Wednesday, July 4, 2018

When You Knew It All Along...

When Sailor's issues undersaddle started last October, I was scared- scared because I knew most likely what it was, and scared for what it meant for our future. I did saddle fittings, a new saddle, chiropractic work, hock injections. All because I knew it was ruling things out, and would be things I ultimately needed to continue after Sailor's diagnosis.

Back in May- I pointed out to my chiropractor his weird vertebrae. It was out of alignment; she put reduced it, and recommended working long and low to build his topline. If the vertebrae gave him no more trouble, we were good to go.

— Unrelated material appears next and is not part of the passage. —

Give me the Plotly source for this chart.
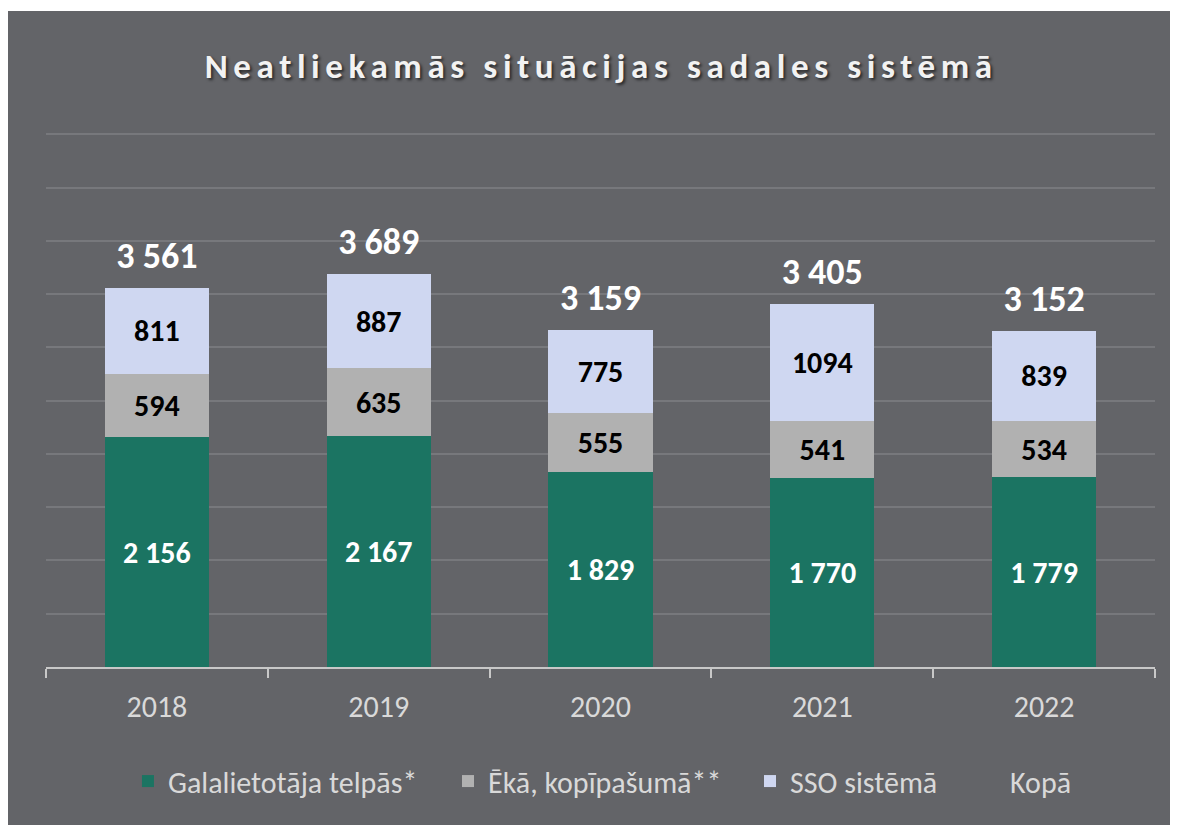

So that month, we started walking for 30 minutes a day 5-6 days a week, then the next week walking 10-15, trotting 10, walking 10-15. By the last week of June, we were walking for 10, trotting for 15, cantering both directions, and cooling out on the buckle out of the ring. I jumped him over 2 cross-rails. We took a lesson and he was the best he had ever been.

Then he fell apart again- never rearing or behavior like before, but inverted at the trot, defiant when asked to get round, tense and guarded at the walk. So I had the vet out again, who recommended this time we go to Hagyard's and get him worked up.

So we did. And the vet saw what had stumped us all- a sound horse with a great topline, mild back pain, decent saddle fit, but a horse with a switch: perfect on the lunge line one direction, dangerous in the other direction.

And on X-rays? Kissing spine everywhere.

So we've injected his back. Put him on a calming supplement. Started a Bute/Robaxin taper. Adding in Shockwave. Starting him in a Pessoa while re-teaching him how to lunge because he's become a rank creature. And hoping for the best. The diagnosis could not have come a worse time (but is there ever a good time?) with me having to leave town for 5 days in mid-July for a wedding, so I'll be limiting my merry-making so I can make the 45-60 minute commute back and forth daily to continue his PT.

The veterinarian thinks if we can get him under control, he can go back to being a 2'9"-3' horse. I think he will never be the 1.10m jumper I purchased him to be.

My goal now is to get him happy, comfortable, and trained to see where he will take me. I've always said that if he will not be a 1.10m horse, that's okay- but he needs a job, especially while I have Candy in retirement.

 I'm not optimistic, and I see retirement or euthanasia-if the pain gets too bad- in his near future, and it breaks my heart since this little peanut means the world to me.